Miller & James offer complete property management solutions to investors who see rural property as an attractive asset class.
In the first instance, Miller & James identify suitable farms, which meet certain investment criteria and risk parameters. After a ‘ground truthing’ due diligence process, the findings are reported back to the investor. The next step is to set up an entity to hold the asset. Miller & James have close relationships with several law firms, all of whom specialize in rural transactions and foreign investment. Also, at this stage, an accountant needs to be appointed. The solicitor and the accountant work closely together to ensure the optimum investment vehicle is created for the farm investment.
On most occasions, prior to the purchase of the property, Miller & James have already identified a tenant who is interested in a long-term lease of the farm.
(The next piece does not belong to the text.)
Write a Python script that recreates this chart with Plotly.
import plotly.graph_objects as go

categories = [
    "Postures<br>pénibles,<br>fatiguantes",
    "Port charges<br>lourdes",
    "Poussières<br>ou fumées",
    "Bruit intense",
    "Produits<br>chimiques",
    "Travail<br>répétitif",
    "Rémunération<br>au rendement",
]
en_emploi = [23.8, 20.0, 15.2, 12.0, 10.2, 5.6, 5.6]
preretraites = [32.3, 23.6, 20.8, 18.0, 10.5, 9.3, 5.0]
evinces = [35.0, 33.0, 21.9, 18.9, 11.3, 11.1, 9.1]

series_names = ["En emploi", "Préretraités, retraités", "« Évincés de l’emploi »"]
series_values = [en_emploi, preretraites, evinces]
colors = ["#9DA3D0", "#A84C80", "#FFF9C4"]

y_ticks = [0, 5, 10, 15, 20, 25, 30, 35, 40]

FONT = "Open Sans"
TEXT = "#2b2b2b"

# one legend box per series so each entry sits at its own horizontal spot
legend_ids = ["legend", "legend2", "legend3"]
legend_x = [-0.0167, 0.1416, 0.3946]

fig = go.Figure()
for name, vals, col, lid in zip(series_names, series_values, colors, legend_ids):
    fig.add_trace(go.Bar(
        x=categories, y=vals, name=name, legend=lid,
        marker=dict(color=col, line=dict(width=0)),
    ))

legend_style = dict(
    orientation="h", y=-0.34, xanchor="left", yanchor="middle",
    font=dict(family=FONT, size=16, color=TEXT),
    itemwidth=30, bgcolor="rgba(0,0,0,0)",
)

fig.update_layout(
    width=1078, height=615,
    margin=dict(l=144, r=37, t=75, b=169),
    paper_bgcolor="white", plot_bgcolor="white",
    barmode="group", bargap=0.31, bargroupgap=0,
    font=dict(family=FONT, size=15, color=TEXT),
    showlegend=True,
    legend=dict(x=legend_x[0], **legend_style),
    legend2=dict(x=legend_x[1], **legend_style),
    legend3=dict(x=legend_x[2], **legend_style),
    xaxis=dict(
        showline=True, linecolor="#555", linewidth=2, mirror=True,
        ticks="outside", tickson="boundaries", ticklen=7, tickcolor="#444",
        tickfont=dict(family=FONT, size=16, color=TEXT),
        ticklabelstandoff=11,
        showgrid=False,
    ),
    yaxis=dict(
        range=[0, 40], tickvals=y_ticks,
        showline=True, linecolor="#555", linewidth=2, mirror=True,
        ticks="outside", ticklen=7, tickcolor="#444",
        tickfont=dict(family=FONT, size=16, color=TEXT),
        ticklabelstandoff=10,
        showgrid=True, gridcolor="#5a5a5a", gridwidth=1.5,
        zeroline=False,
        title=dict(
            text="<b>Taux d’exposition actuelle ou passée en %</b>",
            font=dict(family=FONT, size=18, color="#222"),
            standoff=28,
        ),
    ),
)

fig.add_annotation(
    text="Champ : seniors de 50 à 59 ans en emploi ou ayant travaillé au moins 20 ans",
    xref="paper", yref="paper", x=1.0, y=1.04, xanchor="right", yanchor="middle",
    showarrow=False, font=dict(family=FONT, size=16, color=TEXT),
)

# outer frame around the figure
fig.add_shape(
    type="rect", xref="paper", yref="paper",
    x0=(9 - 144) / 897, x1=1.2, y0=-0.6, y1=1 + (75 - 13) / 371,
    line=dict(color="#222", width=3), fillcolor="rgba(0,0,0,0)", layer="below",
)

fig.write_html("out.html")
Miller & James have access to a large pool of quality farmers who are interested in increasing their operations through leasing additional farmland. It is important to take special care in selecting the right tenants. A good tenant is important to ensure your farm will improve in quality, fertility and appearance and ultimately, also in value.
Once the property is purchased, the next stage is the management of the lease for the investor. Miller & James ensures the lease payments are made on time and takes care of the invoicing, collection of GST, and CAPEX issues. If a tenant believes funds need to be spent on improving infrastructure, Miller & James will conduct an on site visit, collect quotes, and then advise the investor on the best way to proceed.
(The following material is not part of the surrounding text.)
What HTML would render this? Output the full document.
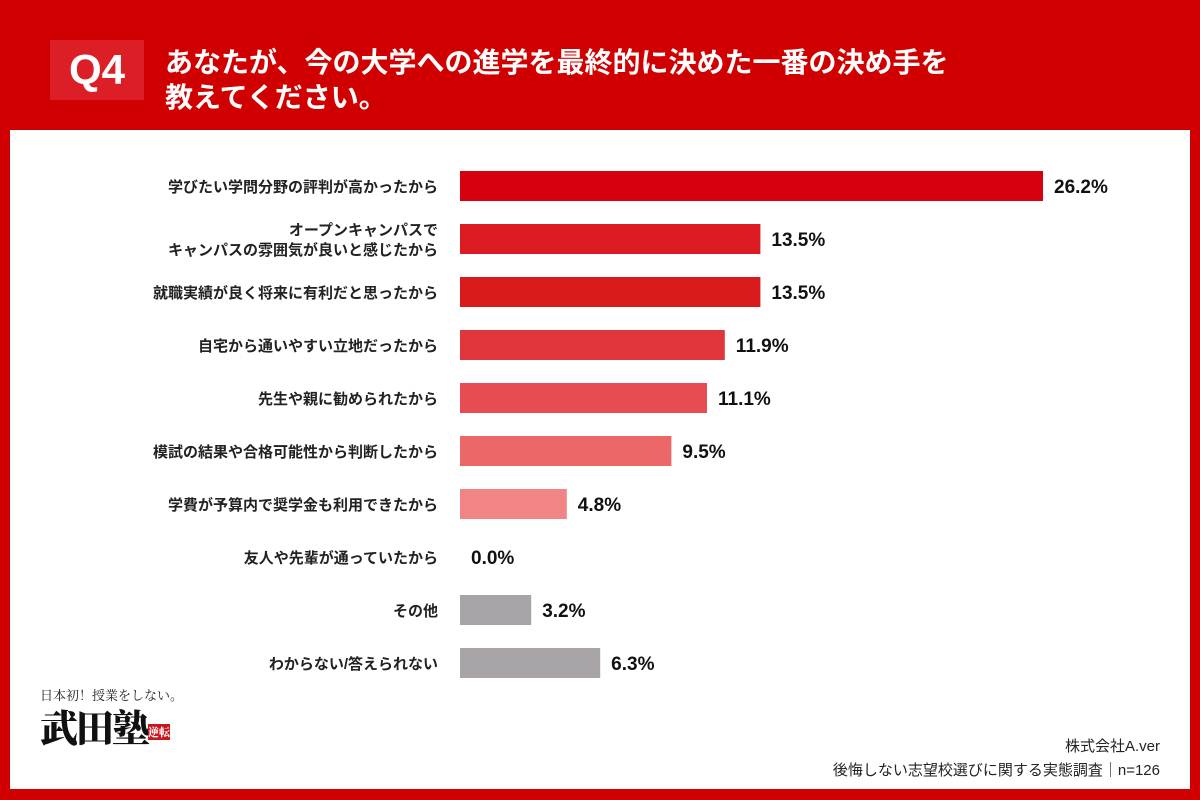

Miller & James also provide annual reports on the cropping program and other relevant facts to the investor. This might include a summary of commodity price trends or a detailed analysis of the weather.
At the end of the lease term, Miller & James will either renegotiate an appropriate new lease price with the existing tenant or find a new tenant.
Leases can be structured in many ways. Miller & James usually recommend five year leases, but they can be for shorter or longer periods. The lease price is often linked to CPI (consumer price index) and will increase on a yearly basis. The lease yield depends on many factors such as, the region where the farm is situated, whether it is a cropping farm or a mixed farm, whether there is expensive infrastructure on the property etc. Lease yields currently range from 4% to 5.3% based on the purchase price. Lease yields have reduced slightly over the last few years, mirroring falling interest rates across the globe.
Miller & James currently manage over $175 million worth of farming assets across Australia on behalf of local and overseas based investors. The farms are in NSW, QLD and Western Australia. The purchased farms include cropping, sheep farms and cattle stations.
Farmland Investment Strategies
When a wealthy person thinks about investing in farmland, they usually picture operating a farm and all the excitement and disappointment that goes with that investment. Producing your own crops or raising cattle has a certain primal appeal which is why rich people often buy vineyards or small cattle breeding operations. If the driver behind such an investment decision is an emotional one, we fully understand it.
However, if the driver for your investment is purely to capture the best return, the correct farmland investment strategy is buying and leasing.
The average return (EBIT earnings before interest and tax) across the Australian farming industry is about 6.5%. The top quartile reaches 10.5%, whilst the lowest quartile is only 2.5%.
If a foreign investor wants to start their own farming operation, they usually employ a farm management company. The farm management company hires workers and contractors, who do the actual work. All these additional layers of costs make it nearly impossible to beat or even reach the average of 6.5%. On top of this, there is much more work and due diligence involved from the side of the investor. Additionally, they have to stomach the yearly volatility of the returns which comes hand in hand with farming in Australia.
The much simpler approach is to buy a farm and lease it to a successful neighbour for a yearly lease in the range of 4.5% to 5.2%.
Over the years we have trialled various farming models. This includes share-farming agreements, (where we received 25% of the harvest proceeds) and employing farm management companies to run the farms on the investors’ behalf.
We now have 10 years of data and the conclusion we have come to is that if you want to maximise your returns, the right strategy is to purchase and lease farmland.
Farmland pricing is quite efficient within a region, but there can be large price differences over larger distances.
Currently farmland in Western Australia is valued at roughly only half the price of land in NSW. This is based on the dollar amount you have to spend to purchase the area of land, which produces one ton of wheat.
The wheat belt of NSW had a few profitable years. Farmers rebuilt their equity. Once financial freedom increases, the natural tendency of farming families is to purchase more land.
Western Australia is influenced by different weather patterns. After some average years they have had one of their best years in 2018. We expect cashed up farmers will bid up prices for farmland in WA over the coming years.
Australia is the same size as the USA. Different regions across Australia experience different cycles. The astute investor will always be able to find and capture undervalued farmland somewhere.